Ethiopian immigrants returning from Saudi Arabia arrive at Addis Ababa’s Bole International Airport on December 10, 2013.
Ethiopian migrants who braved death-defying land and sea journeys to find work in Saudi Arabia are being deported en masse with nothing but the clothes on their backs, Human Rights Watch said Thursday.
A report based on interviews with deportees in the Ethiopian capital Addis Ababa documents exploitation, trafficking and violence that begins from the moment the migrants set off across the Red Sea or Gulf of Aden to reach the Arabian Peninsula.
It says officials in Ethiopia, Yemen and Saudi Arabia have done little to protect migrants from abuses at the hands of traffickers and security forces.
And it says they have failed to ease the return of hundreds of thousands of Ethiopians caught up in a large-scale Saudi deportation campaign that began in November 2017.
“Many Ethiopians who hoped for a better life in Saudi Arabia face unspeakable dangers along the journey, including death at sea, torture, and all manners of abuses,” said Felix Horne, senior Africa researcher for Human Rights Watch.
“Saudi Arabia has summarily returned hundreds of thousands of Ethiopians to Addis Ababa who have little to show for their journey except debts and trauma.”
Ethiopians have long looked to Saudi Arabia as an escape from poor economic prospects and state repression, hoping to find work despite not having legal status.
To get there, they board overcrowded boats that are at constant risk of sinking during sea crossings that can last up to 24 hours.
One survivor told Human Rights Watch that he saw smugglers throw dozens of migrants overboard.
“The boat was in trouble and the waves were hitting it.
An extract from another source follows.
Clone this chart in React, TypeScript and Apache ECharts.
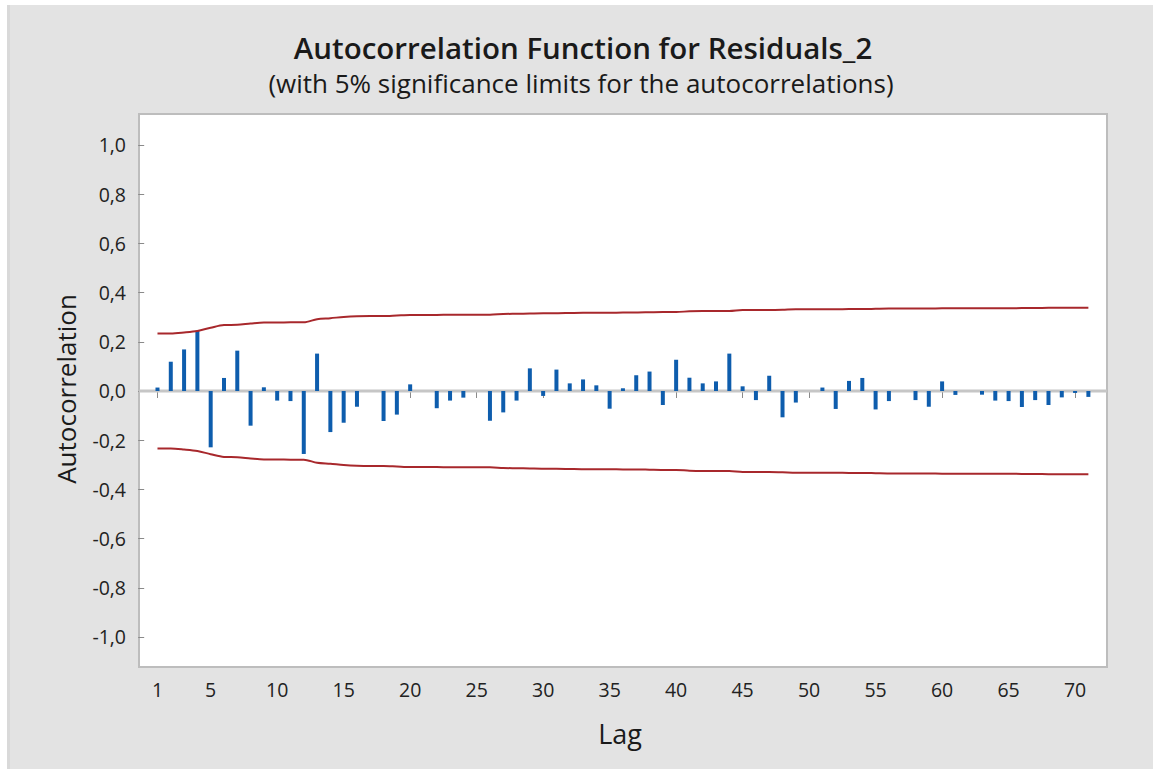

It was overloaded and about to sink so the [middlemen] picked some out and threw them into the sea, around 25,” he said.
Once in Yemen, the migrants are preyed upon by traffickers who kidnap them to extort ransom payments. The traffickers include Ethiopians who carry out beatings and torture.
Crossing into Saudi Arabia requires evading border guards who frequently open fire, killing many would-be migrants.
“At the border there are many bodies rotting, decomposing,” said one 26-year-old migrant. “It is like a graveyard.”
Despite the risks, up to half a million Ethiopians were in Saudi Arabia when officials there launched a crackdown on illegal migration in 2017, according to the International Organisation for Migration.
Around 10,000 Ethiopians on average were deported monthly between May 2017 and March 2019, and Human Rights Watch says deportations have continued.
While the international community provides Ethiopia with some resources to help migrants sent back from Europe, those returning from Saudi Arabia are mostly on their own.
A spokesman for Ethiopia’s foreign affairs ministry said Thursday that he was out of the country and could not comment. The Saudi government had also not issued any kind of response as of Thursday afternoon.